The paper outlines numerous considerations at play in relation to equity, including that the costs and benefits of fossil fuel production, and of policies to limit it, will be experienced by different people, creating “winners and losers”. It notes the role fossil fuels play in ensuring security of energy supply, economic development, and job creation. It also considers the disadvantages to fossil fuel extraction including the “resource curse” where lack of democracy, conflict and corruption surround extraction-rich countries and often lead to negative health effects on local communities.  


The paper canvasses three approaches to achieving equity that have been proposed previously, finding some serious faults with each. For example, the idea that the cheapest/most profitable sources should have priority to be extracted. However, leaving the market to determine who should extract ignores numerous externalities including social costs. Similarly, leaving the remaining carbon budget to poor countries can also be problematic because the benefits of these assets do not necessarily reach the poorest communities, and their partial development may later result in stranded assets.
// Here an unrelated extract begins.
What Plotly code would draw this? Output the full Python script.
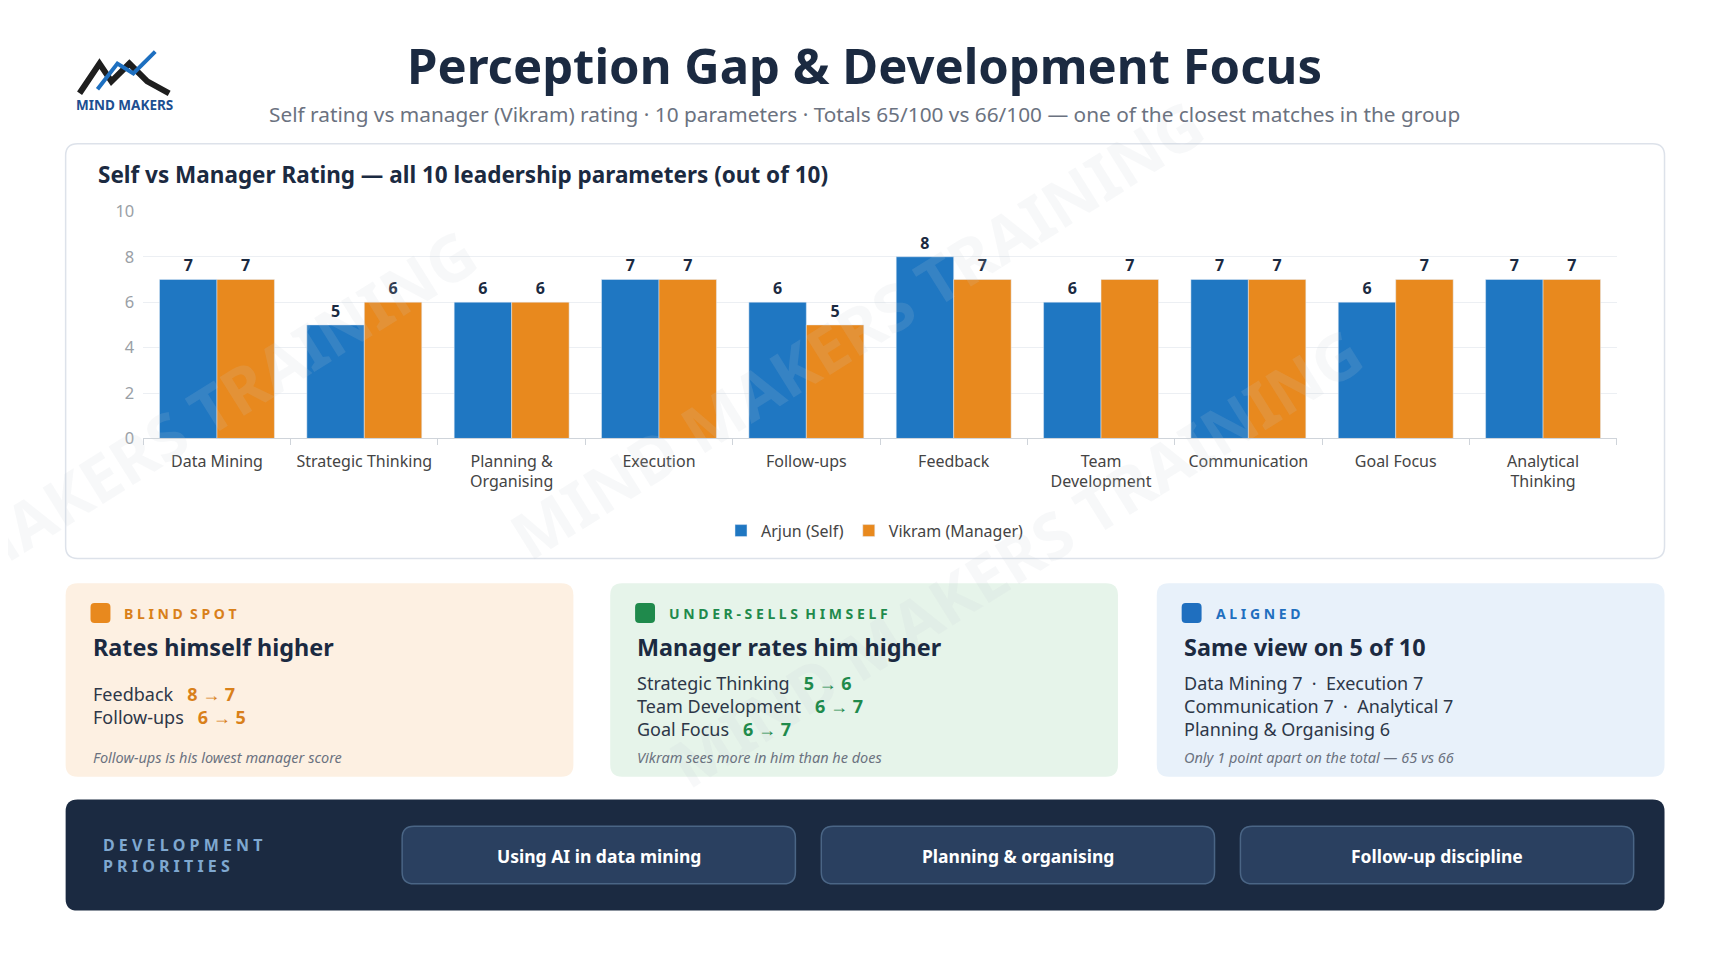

Finally, the paper notes that the differentiated mitigation effort approach in the international climate regime that applies to demand-side policies, does not translate easily to extraction/supply policies, because the demand-side approach does not account for the added consideration of an economy’s reliance on extraction activities in its approach to differentiation. Thus, the paper outlines five key guiding principles to inform equitable phase out of fossil fuels: 
 


  1. Prioritise efforts to limit warming to 1.5°C, taking into account the manner in which transition is implemented and resources devoted to it. 
  2. Just transition for workers/communities e.g. new jobs with fair pay, protecting workers’ rights, democratic engagement with stakeholders. 
  3. Curb extraction consistent with environmental justice and human rights, i.e. prioritise ending extraction where communities suffer more harm rather than the benefits of extraction. 
  4. Reduce extraction fastest where social costs of transition are minimal e.g. where a country has a low dependence on fossil fuel and high capacity to transition. 
  5. Share transition costs fairly, according to the ability to bear those costs e.g. through flows of international support. 


This paper advocates a differentiated approach to supply-side policies, reinforcing the need for wealthier countries to take the lead, but also recognising the role for all countries to eventually implement policies to meet climate goals. This article presents the moral justification for certain countries to be afforded more time to transition away from fossil fuel extraction than others, aiding an argument that a fossil fuel project in a high-income country should be rejected, even if demand would be met overseas.